* GIVEN INFORMATION
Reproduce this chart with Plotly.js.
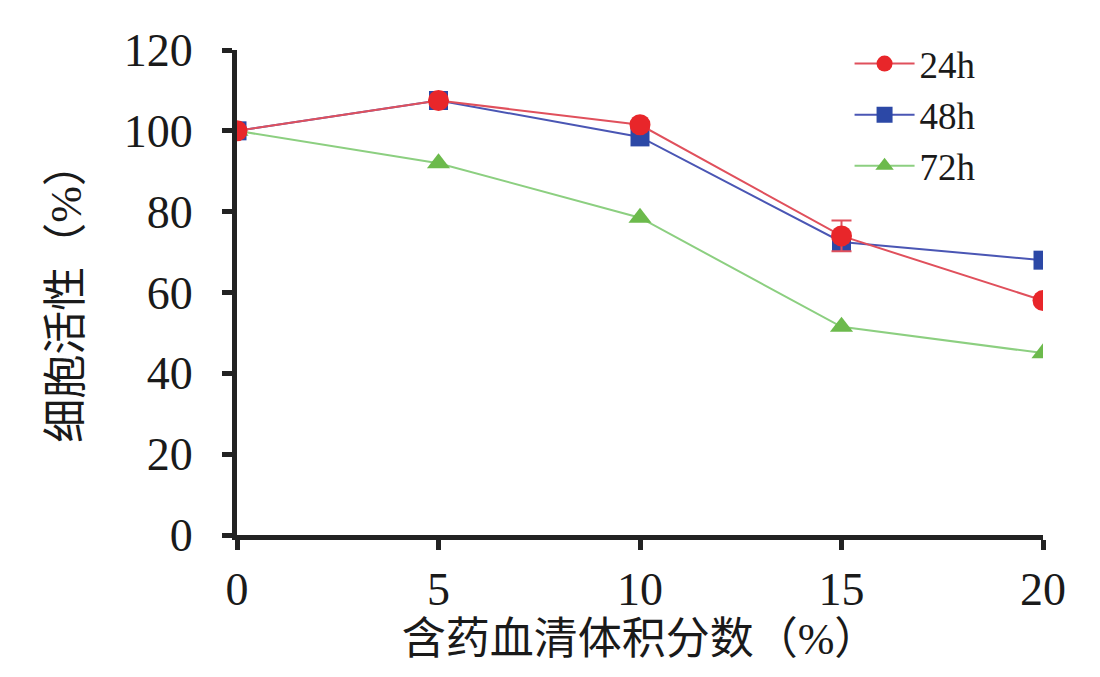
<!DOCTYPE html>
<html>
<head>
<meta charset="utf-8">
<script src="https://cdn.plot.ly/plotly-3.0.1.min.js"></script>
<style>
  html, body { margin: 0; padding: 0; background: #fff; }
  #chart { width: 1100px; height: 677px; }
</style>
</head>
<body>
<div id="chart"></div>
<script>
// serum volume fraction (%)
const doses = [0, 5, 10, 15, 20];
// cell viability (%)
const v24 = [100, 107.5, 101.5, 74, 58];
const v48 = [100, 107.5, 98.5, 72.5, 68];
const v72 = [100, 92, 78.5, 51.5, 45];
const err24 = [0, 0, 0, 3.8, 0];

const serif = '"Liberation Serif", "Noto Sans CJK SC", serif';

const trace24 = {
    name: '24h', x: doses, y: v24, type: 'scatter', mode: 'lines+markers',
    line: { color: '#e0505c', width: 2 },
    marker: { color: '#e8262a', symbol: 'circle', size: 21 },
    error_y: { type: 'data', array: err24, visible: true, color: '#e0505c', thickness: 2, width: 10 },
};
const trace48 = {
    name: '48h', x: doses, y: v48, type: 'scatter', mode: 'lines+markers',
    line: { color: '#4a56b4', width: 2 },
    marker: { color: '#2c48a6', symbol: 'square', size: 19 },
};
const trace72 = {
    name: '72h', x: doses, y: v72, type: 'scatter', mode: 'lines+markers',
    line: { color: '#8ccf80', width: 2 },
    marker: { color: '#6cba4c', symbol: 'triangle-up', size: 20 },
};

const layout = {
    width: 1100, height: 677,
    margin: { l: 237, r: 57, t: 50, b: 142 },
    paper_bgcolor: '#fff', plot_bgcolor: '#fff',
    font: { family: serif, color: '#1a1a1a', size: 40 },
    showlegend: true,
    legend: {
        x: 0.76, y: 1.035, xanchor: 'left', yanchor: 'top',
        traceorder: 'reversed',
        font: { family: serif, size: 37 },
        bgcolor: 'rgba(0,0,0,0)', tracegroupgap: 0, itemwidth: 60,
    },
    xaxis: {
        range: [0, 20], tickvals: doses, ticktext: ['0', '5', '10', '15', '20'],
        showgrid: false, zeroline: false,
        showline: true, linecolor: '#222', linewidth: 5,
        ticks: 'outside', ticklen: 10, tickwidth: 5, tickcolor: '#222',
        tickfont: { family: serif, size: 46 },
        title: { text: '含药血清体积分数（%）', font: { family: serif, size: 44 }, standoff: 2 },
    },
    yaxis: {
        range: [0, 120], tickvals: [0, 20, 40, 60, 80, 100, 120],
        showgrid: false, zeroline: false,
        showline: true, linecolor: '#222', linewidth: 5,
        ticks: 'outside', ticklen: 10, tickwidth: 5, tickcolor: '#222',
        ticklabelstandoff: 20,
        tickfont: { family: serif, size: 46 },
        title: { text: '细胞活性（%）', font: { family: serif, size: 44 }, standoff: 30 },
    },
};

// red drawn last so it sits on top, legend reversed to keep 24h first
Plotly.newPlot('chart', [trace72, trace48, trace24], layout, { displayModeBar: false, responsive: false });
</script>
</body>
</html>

* PROBLEM DETAILS
Pick out the lines that include the word "chart" and write them out.

* RESPONSE
Reproduce this chart with Plotly.js.
  #chart { width: 1100px; height: 677px; }
<div id="chart"></div>
Plotly.newPlot('chart', [trace72, trace48, trace24], layout, { displayModeBar: false, responsive: false });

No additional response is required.